I don't think there's been a film in recent times that's been as controversial as Barbie. And all the marketing around Barbie is just insane. My opinion of the film is consistently positive and that of my girlfriend as well. That's why we had vegan Barbie cupcakes for her birthday.
I made the cake toppers myself. I picked out a font site on the internet that has similar Barbie fonts. It's not that easy, since the font and also the color are patented and you can't get it quite original, but I did my best. Then I had the whole thing printed out on thick paper, attached it to a shish kebab skewer with scotch tape and bam, you have personalized cake toppers.
My friend was definitely visibly pleased and everyone else in the beer garden where my friend was celebrating her birthday wanted a cupcake too. And with the cream I could also convince non-vegans.
However, I made a mistake that I realized a few days later when I was cooking and wanted to use my soy cream for cooking.... it was gone. I had made a mistake when making the cream for the cupcakes and used the soy cream instead of the vegan whipped cream. And I had still wondered why the cream didn't get the consistency I liked.
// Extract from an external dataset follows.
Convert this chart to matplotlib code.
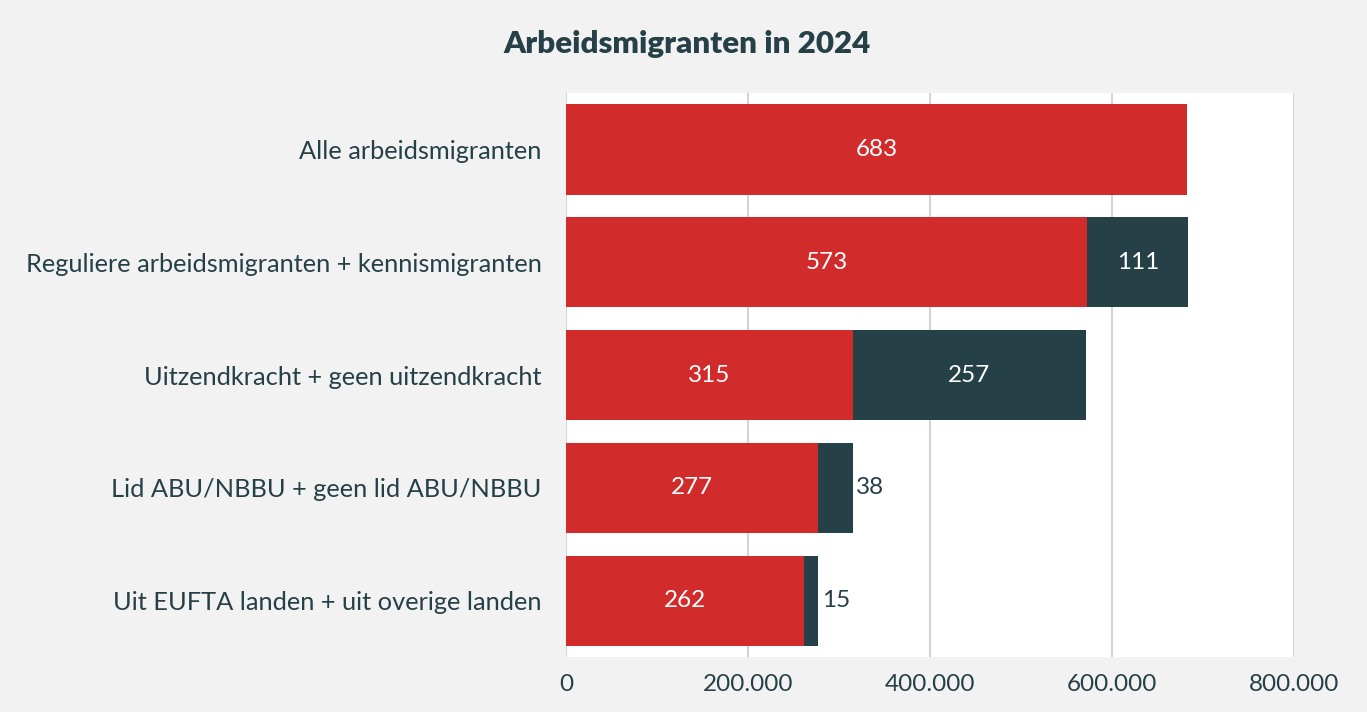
import matplotlib.pyplot as plt
from matplotlib.ticker import FuncFormatter

categories = [
    'Alle arbeidsmigranten',
    'Reguliere arbeidsmigranten + kennismigranten',
    'Uitzendkracht + geen uitzendkracht',
    'Lid ABU/NBBU + geen lid ABU/NBBU',
    'Uit EUFTA landen + uit overige landen',
]
first_part = [683000, 573000, 315000, 277000, 262000]
second_part = [0, 111000, 257000, 38000, 15000]
ticks = [0, 200000, 400000, 600000, 800000]

RED = '#d22b2b'
DARK = '#264048'
BG = '#f2f2f2'

plt.rcParams['font.family'] = ['Lato', 'DejaVu Sans']

fig = plt.figure(figsize=(13.67, 7.12), dpi=100, facecolor=BG)
ax = fig.add_axes([0.414, 0.0772, 0.5325, 0.7922])
ax.set_facecolor('white')

y = list(range(len(categories)))
b1 = ax.barh(y, first_part, height=0.8, color=RED, zorder=3)
b2 = ax.barh(y, second_part, left=first_part, height=0.8, color=DARK, zorder=3)

for rect, v in zip(b1, first_part):
    ax.text(rect.get_x() + rect.get_width() / 2, rect.get_y() + rect.get_height() / 2,
            f'{v // 1000}', ha='center', va='center', color='white', fontsize=17.5, zorder=4)

for rect, v in zip(b2, second_part):
    if v == 0:
        continue
    cx = rect.get_y() + rect.get_height() / 2
    if v >= 60000:
        ax.text(rect.get_x() + rect.get_width() / 2, cx, f'{v // 1000}',
                ha='center', va='center', color='white', fontsize=17.5, zorder=4)
    else:
        ax.text(rect.get_x() + rect.get_width() + 4000, cx, f'{v // 1000}',
                ha='left', va='center', color=DARK, fontsize=17.5, zorder=4)

ax.set_xlim(0, 800000)
ax.set_ylim(len(categories) - 0.5, -0.5)
ax.set_xticks(ticks)
ax.xaxis.set_major_formatter(FuncFormatter(lambda v, p: f'{int(v):,}'.replace(',', '.')))
ax.set_yticks(y)
ax.set_yticklabels(categories)
ax.tick_params(axis='both', length=0, colors=DARK)
ax.tick_params(axis='y', pad=17.5, labelsize=18.3)
ax.tick_params(axis='x', pad=12, labelsize=17.5)
ax.grid(axis='x', color='#d4d4d4', linewidth=1.5, zorder=0)
for s in ax.spines.values():
    s.set_visible(False)

fig.text(0.5026, 0.938, 'Arbeidsmigranten in 2024', ha='center', va='center',
         fontsize=22.5, fontweight='heavy', color=DARK)

fig.savefig('out.png', dpi=100, facecolor=BG)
So: keep your eyes open when baking. But it tasted good to everyone, so apparently it wasn't that bad. I still recommend you use vegan whipped cream.
Ingredients:
Cupcakes:
250 ml oat milk
1 tablespoon apple cider vinegar
100 g sugar
50 g brown sugar
80 ml canola oil
250g flour
2 tablespoons cornstarch
1 package vanilla sugar
2 tsp baking powder
120g berries
Cream:
250 g Vegan butter
150 g powdered sugar
300 g vegan cream cheese
16 g cream stiffener
200 ml vegan whipped cream
Preparation:
Preheat your oven to 180 degrees convection.
Mix oat milk and apple cider vinegar in a large bowl and let it sit for about 5 minutes.
Now add the liquid ingredients and mix everything well. Now add the dry ingredients. Sift the flour into your liquids and add the cornstarch, vanilla sugar, baking powder. Mix everything to a homogeneous dough with a whisk. Carefully fold in the berries.
Now put your batter into a muffin tin lined with paper cups. I used an ice cream scoop maker for portioning. This makes it easier, but you can also just use a large spoon.
Now bake your muffins for 20-25 mins until golden brown on top, do the stick test to see if they are done. Allow your muffins to cool thoroughly. After 20 min you can lift them out of the muffin tray.
While your muffins are baking, prepare the cream. To do this, first whip the vegan cream with the cream stiffener using a hand mixer or food processor and set aside. Now beat the butter with the powdered sugar, gradually add the cream cheese and finally fold in the whipped cream. Mix everything together again carefully and now you can color your cream, I did this with red and pink.
With a piping bag and nozzle you can now decorate your cupcakes.